COWI has won a contract with the Uganda Road Authority for a 400-kilometre highway that is to become a part of the A104 highway, linking the Kenyan port of Mombasa with the new country of South Sudan.

The newly signed contract for building highway A104 is the first ever of its kind in Ugandan history. This new contract, a so-called output- and performance-based road contract (OPRC), is an innovative new way of outsourcing maintenance and asset management.

"First of all, this is a huge and very exciting project for us. There is a great need for improving infrastructure in Uganda as well as in many other African countries. It is important that COWI be involved in these kinds of projects, as it seems that these contracts are the way of the future in Africa," says Jan Holm Pedersen, Project Director, Railways, Roads and Airports.
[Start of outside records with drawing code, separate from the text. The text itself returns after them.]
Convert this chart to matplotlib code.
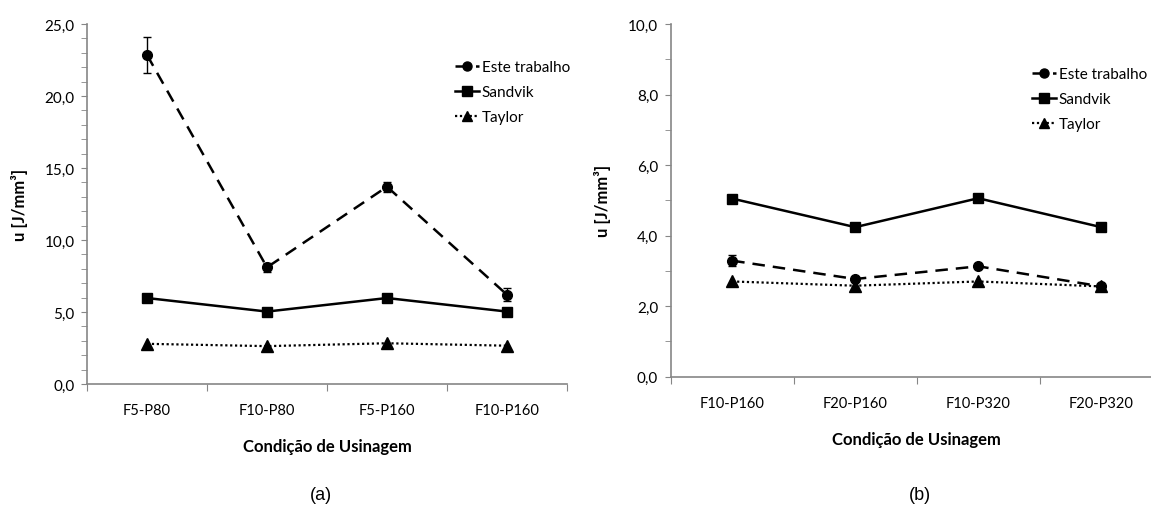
import numpy as np
import matplotlib
matplotlib.use("Agg")
import matplotlib.pyplot as plt
from matplotlib.ticker import MultipleLocator, FuncFormatter, FixedLocator

plt.rcParams['font.family'] = ['Lato', 'DejaVu Sans']

# Painel (a)
cats_a = ["F5-P80", "F10-P80", "F5-P160", "F10-P160"]
este_a = [22.85, 8.1, 13.7, 6.2]
este_err_a = [1.25, 0.3, 0.35, 0.45]
sandvik_a = [5.97, 5.03, 5.97, 5.03]
taylor_a = [2.79, 2.63, 2.83, 2.66]

# Painel (b)
cats_b = ["F10-P160", "F20-P160", "F10-P320", "F20-P320"]
este_b = [3.29, 2.77, 3.13, 2.56]
este_err_b = [0.15, 0.06, 0.05, 0.04]
sandvik_b = [5.05, 4.24, 5.06, 4.24]
taylor_b = [2.70, 2.58, 2.70, 2.56]

W, H = 1151, 506
fig = plt.figure(figsize=(W / 100, H / 100), dpi=100)

GRAY = "#868686"
comma = FuncFormatter(lambda v, p: f"{v:.1f}".replace(".", ","))


def painel(rect, cats, este, err, sandvik, taylor, ymax, major, leg_xy, label, label_x):
    ax = fig.add_axes(rect)
    x = np.arange(len(cats))
    ax.errorbar(x, este, yerr=err, fmt="none", ecolor="black", elinewidth=1,
                capsize=3, zorder=2)
    ax.plot(x, este, color="black", ls=(0, (5, 3.2)), lw=1.8, marker="o", ms=7,
            label="Este trabalho", zorder=3)
    ax.plot(x, sandvik, color="black", ls="-", lw=1.8, marker="s", ms=7,
            label="Sandvik", zorder=3)
    ax.plot(x, taylor, color="black", ls=(0, (1, 1.2)), lw=1.6, marker="^",
            ms=8, label="Taylor", zorder=3)

    ax.set_xlim(-0.5, len(cats) - 0.5)
    ax.set_ylim(0, ymax)
    for s in ["top", "right"]:
        ax.spines[s].set_visible(False)
    for s in ["left", "bottom"]:
        ax.spines[s].set_color(GRAY)
        ax.spines[s].set_linewidth(1.2)

    ax.yaxis.set_major_locator(MultipleLocator(major))
    ax.yaxis.set_minor_locator(MultipleLocator(1))
    ax.yaxis.set_major_formatter(comma)
    ax.tick_params(axis="y", which="both", direction="out", length=4,
                   color=GRAY, labelsize=11, pad=5)

    ax.xaxis.set_major_locator(FixedLocator(np.arange(len(cats) + 1) - 0.5))
    ax.xaxis.set_major_formatter(FuncFormatter(lambda v, p: ""))
    ax.xaxis.set_minor_locator(FixedLocator(x))
    ax.set_xticklabels(cats, minor=True)
    ax.tick_params(axis="x", which="major", direction="out", length=5, color=GRAY)
    ax.tick_params(axis="x", which="minor", length=0, labelsize=10.5, pad=14)

    ax.set_xlabel("Condição de Usinagem", fontsize=12, fontweight="bold", labelpad=15)
    ax.set_ylabel("u [J/mm³]", fontsize=12, fontweight="bold", labelpad=12)

    leg = ax.legend(loc="upper left", bbox_to_anchor=leg_xy,
                    bbox_transform=fig.transFigure, frameon=False,
                    fontsize=11, handlelength=1.6, handletextpad=0.15,
                    labelspacing=0.72, borderaxespad=0, borderpad=0)
    for h in leg.legend_handles:
        h.set_markersize(6.5)

    fig.text(label_x / W, 1 - 496 / H, label, ha="center", va="center",
             fontsize=13, family=["Liberation Sans"])
    return ax


painel([87 / W, (H - 385) / H, 480 / W, 360 / H], cats_a, este_a, este_err_a,
       sandvik_a, taylor_a, 25, 5, (455 / W, 1 - 61 / H), "(a)", 321)
painel([670.7 / W, (H - 377.7) / H, 492 / W, 352.7 / H], cats_b, este_b, este_err_b,
       sandvik_b, taylor_b, 10, 2, (1032 / W, 1 - 68 / H), "(b)", 920)

fig.savefig("out.png", dpi=100)
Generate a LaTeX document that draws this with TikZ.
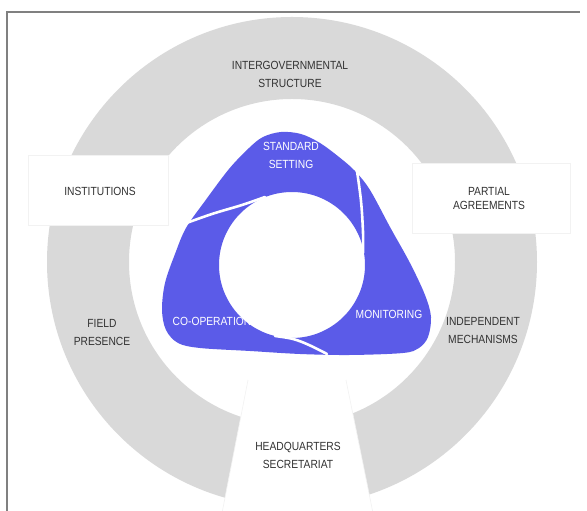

A chance for local progress

The project is situated in the north-eastern part of Uganda, running from the Kenyan border to the city of Gulu, all in all 403 kilometres of highway. The current road section consists of various dirt roads and some newly built tarmac roads. When completed, highway A104 will run through three countries: Kenya, Uganda and the newly independent South Sudan.

"South Sudan is only now building its first ever tarmac roads. Constructing this new highway will be of great importance to South Sudan trade and exports. Furthermore, it will create a lot of business along the highway in Uganda, where locals will be able to get about more easily as they won't have to travel to and from the marketplace on ramshackle dirt roads," says Holm Pedersen.

All over Africa, the potential for these kinds of infrastructure projects is huge, and according to Jan Holm Pedersen, building the A104 highway is a great opportunity for COWI to get a foot in the door in the future.

"A good reference in Africa can be the deciding factor when new assignments and projects come along, and the way things are going in Africa, the demand will only continue to rise," says Holm Pedersen.